### EXERCISE INSTRUCTIONS
Retype the opening lines of the data exactly, stopping after the line that contains "45, left: 380". Skip every picture.

### SOURCE EXCERPT
◆ ◆ ◆

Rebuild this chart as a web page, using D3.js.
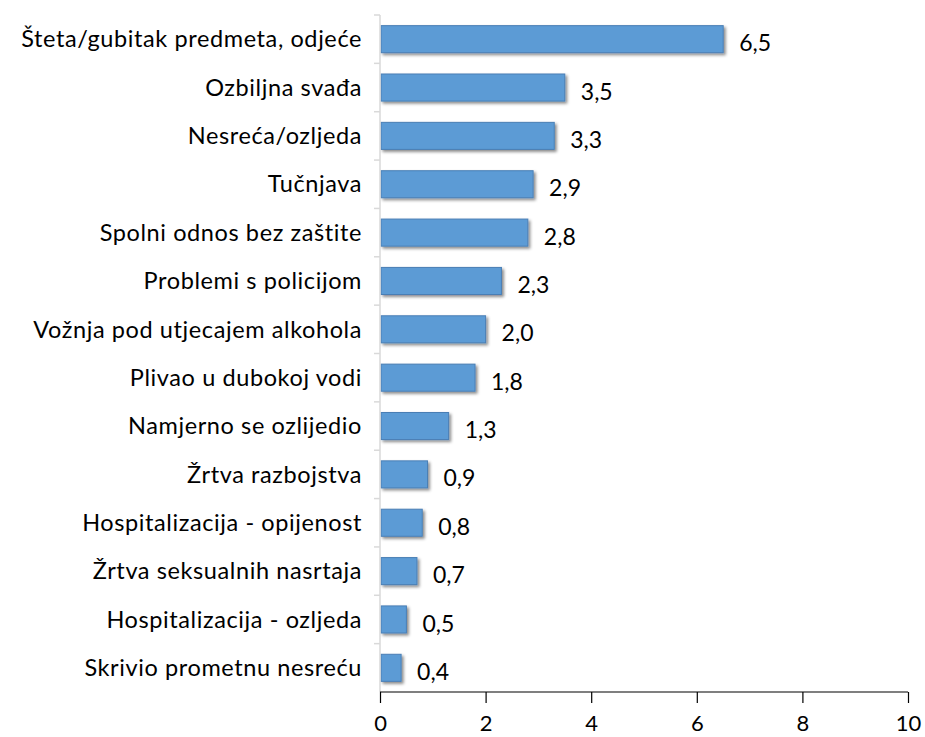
<!DOCTYPE html>
<html>
<head>
<meta charset="utf-8">
<script src="https://cdn.jsdelivr.net/npm/d3@7"></script>
<style>
  body { margin: 0; background: #fff; }
  svg { font-family: Lato, "Open Sans", sans-serif; }
</style>
</head>
<body>
<svg></svg>
<script>
const width = 925;
const height = 737;
const margin = { top: 15, right: 17, bottom: 45, left: 380 };

// Data
const categories = [
    "Šteta/gubitak predmeta, odjeće",
    "Ozbiljna svađa",
    "Nesreća/ozljeda",
    "Tučnjava",
    "Spolni odnos bez zaštite",
    "Problemi s policijom",
    "Vožnja pod utjecajem alkohola",
    "Plivao u dubokoj vodi",
    "Namjerno se ozlijedio",
    "Žrtva razbojstva",
    "Hospitalizacija - opijenost",
    "Žrtva seksualnih nasrtaja",
    "Hospitalizacija - ozljeda",
    "Skrivio prometnu nesreću"
];
const values = [6.5, 3.5, 3.3, 2.9, 2.8, 2.3, 2.0, 1.8, 1.3, 0.9, 0.8, 0.7, 0.5, 0.4];
const xTicks = [0, 2, 4, 6, 8, 10];

const svg = d3.select("svg")
    .attr("width", width)
    .attr("height", height);

// drop shadow for the bars
const defs = svg.append("defs");
const filter = defs.append("filter")
    .attr("id", "shadow")
    .attr("x", "-20%").attr("y", "-30%")
    .attr("width", "150%").attr("height", "180%");
filter.append("feDropShadow")
    .attr("dx", 2).attr("dy", 2)
    .attr("stdDeviation", 1.8)
    .attr("flood-color", "#000")
    .attr("flood-opacity", 0.45);

const innerW = width - margin.left - margin.right;
const innerH = height - margin.top - margin.bottom;

const g = svg.append("g")
    .attr("transform", `translate(${margin.left},${margin.top})`);

const x = d3.scaleLinear().domain([0, 10]).range([0, innerW]);
const y = d3.scaleBand().domain(categories).range([0, innerH]).paddingInner(0.44).paddingOuter(0.22);

// bars
g.selectAll(".bar")
    .data(values)
    .enter()
    .append("rect")
    .attr("class", "bar")
    .attr("x", 1)
    .attr("y", (d, i) => y(categories[i]))
    .attr("width", d => x(d) - 1)
    .attr("height", y.bandwidth())
    .style("fill", "#5b9bd5")
    .style("stroke", "#4a7fb5")
    .style("stroke-width", 1)
    .attr("filter", "url(#shadow)");

// value labels
g.selectAll(".val")
    .data(values)
    .enter()
    .append("text")
    .attr("class", "val")
    .attr("x", d => x(d) + 16)
    .attr("y", (d, i) => y(categories[i]) + y.bandwidth() / 2 + 4)
    .attr("dy", "0.35em")
    .style("font-size", "23px")
    .style("fill", "#000")
    .text(d => d3.format(".1f")(d).replace(".", ","));

// y axis (light grey with ticks between categories)
const step = innerH / categories.length;
g.append("line")
    .attr("x1", 0).attr("x2", 0)
    .attr("y1", 0).attr("y2", innerH)
    .style("stroke", "#d9d9d9")
    .style("stroke-width", 1.5);
g.selectAll(".ytick")
    .data(d3.range(categories.length))
    .enter()
    .append("line")
    .attr("x1", -6).attr("x2", 0)
    .attr("y1", i => i * step).attr("y2", i => i * step)
    .style("stroke", "#d9d9d9")
    .style("stroke-width", 1.5);

// category labels
g.selectAll(".cat")
    .data(categories)
    .enter()
    .append("text")
    .attr("class", "cat")
    .attr("x", -18)
    .attr("y", (d, i) => i * step + step / 2)
    .attr("dy", "0.35em")
    .style("text-anchor", "end")
    .style("font-size", "23.5px")
    .style("letter-spacing", "0.6px")
    .style("fill", "#000")
    .text(d => d);

// x axis
const xAxis = g.append("g")
    .attr("transform", `translate(0,${innerH})`)
    .call(d3.axisBottom(x).tickValues(xTicks).tickSize(11).tickPadding(12).tickFormat(d3.format("d")));
xAxis.select(".domain").style("stroke", "#000").style("stroke-width", 1.2);
xAxis.selectAll(".tick line").style("stroke", "#000").style("stroke-width", 1.2);
xAxis.selectAll("text")
    .style("font-size", "22px")
    .style("font-family", "Lato, 'Open Sans', sans-serif")
    .style("fill", "#000");
xAxis.select(".domain").attr("d", `M0,0H${innerW}`);
</script>
</body>
</html>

◆ ◆ ◆

### WORKED ANSWER
Rebuild this chart as a web page, using D3.js.
<!DOCTYPE html>
<html>
<head>
<meta charset="utf-8">
<script src="https://cdn.jsdelivr.net/npm/d3@7"></script>
<style>
  body { margin: 0; background: #fff; }
  svg { font-family: Lato, "Open Sans", sans-serif; }
</style>
</head>
<body>
<svg></svg>
<script>
const width = 925;
const height = 737;
const margin = { top: 15, right: 17, bottom: 45, left: 380 };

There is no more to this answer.